# How to multi-boot with Windows 10, and Linux Mint 18?



## usernamekiran (Oct 4, 2017)

Hello.
Recently I got a new laptop (Alienware 13 R2). It has UEFI.

I also have a non UEFI desktop, and laptop. On the the desktop, I have XP, FreeBSD 8.1, and Linux Mint 7 (XFCE); and on laptop I have Windows 7, Mint 7, and FreeBSD 11.1. On both of these computers, in Linux Mint I have edited /boot/grub/menu.lst with appropriate entries so I get the option of all three OS at the time of boot.

I have Mint 18 XFCE on UEFI machine. In the BIOS/boot settings, I chose boot mode to legacy, and created menu.lst in /boot/grub location in Mint, then I updated the grub in terminal with `sudo update-grub`. But when I rebooted, it directly booted in Linux, there was no option.

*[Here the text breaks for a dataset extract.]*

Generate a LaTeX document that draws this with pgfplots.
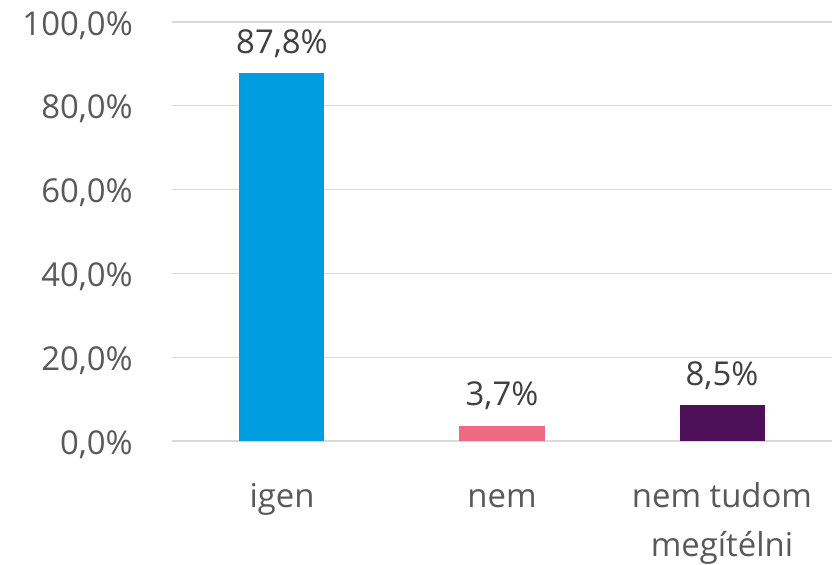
\documentclass[border=0pt]{standalone}
\usepackage{pgfplots}
\pgfplotsset{compat=1.18}
\usepackage{fontspec}
\setmainfont{Open Sans}
\definecolor{cblue}{HTML}{009EE0}
\definecolor{cpink}{HTML}{EE6A80}
\definecolor{cpurp}{HTML}{4E1059}
\definecolor{tickgray}{HTML}{595959}
\definecolor{labgray}{HTML}{404040}
\definecolor{gridgray}{HTML}{D9D9D9}
\begin{document}
\fontsize{33}{49}\selectfont
\begin{tikzpicture}
\begin{axis}[
  at={(0,0)}, anchor=south west,
  scale only axis, width=660bp, height=419bp,
  xmin=-0.5, xmax=2.5, ymin=0, ymax=100,
  axis line style={draw=none},
  major tick length=0pt,
  ytick={0,20,40,60,80,100},
  yticklabels={{0,0\%},{20,0\%},{40,0\%},{60,0\%},{80,0\%},{100,0\%}},
  ymajorgrids, grid style={gridgray, line width=1.2bp},
  xtick={0,1,2},
  xticklabels={{\strut igen},{\strut nem},{\strut nem tudom\\megítélni}},
  yticklabel style={font=\fontsize{33}{49}\selectfont, text=tickgray, anchor=base east, inner sep=0pt, xshift=-39bp, yshift=-13bp},
  xticklabel style={font=\fontsize{33}{49}\selectfont, text=tickgray, anchor=north, align=center, inner sep=0pt, yshift=-32.5bp},
  bar width=85bp,
  /pgf/number format/assume math mode=true,
  nodes near coords={\pgfmathprintnumber[fixed, fixed zerofill, precision=1, use comma, assume math mode=true]{\pgfplotspointmeta}\%},
  every node near coord/.append style={font=\fontsize{33}{49}\selectfont, text=labgray, anchor=base, inner sep=0pt, yshift=20bp},
]
\addplot[ybar, fill=cblue, draw=none] coordinates {(0,87.8)};
\addplot[ybar, fill=cpink, draw=none] coordinates {(1,3.7)};
\addplot[ybar, fill=cpurp, draw=none] coordinates {(2,8.5)};
\end{axis}
\useasboundingbox (-172bp,-120bp) rectangle (662bp,441bp);
\end{tikzpicture}
\end{document}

Linux Mint is like an option, but I really do want Windows 10, and FreeBSD 11.1 on the UEFI laptop. How can I do that?
There is this thread: https://forums.freebsd.org/threads/49055/
but I didn't understand anything at all. Would somebody please explain in simple words how to get an option for all these three operating systems, or at least for Win 10 and FreeBSD 11.1?

Thanks a lot in advance.


----------



## rigoletto@ (Oct 5, 2017)

IIRC, if sysutils/grub2  is built with os-prober support it does pull all installed systems automatically, including Windows; however, apparently, os-prober is not available in FreeBSD.

You could try installing all systems you want and later install sysutils/grub2 from the SystemRescueCD, or some other Linux you prefer.


----------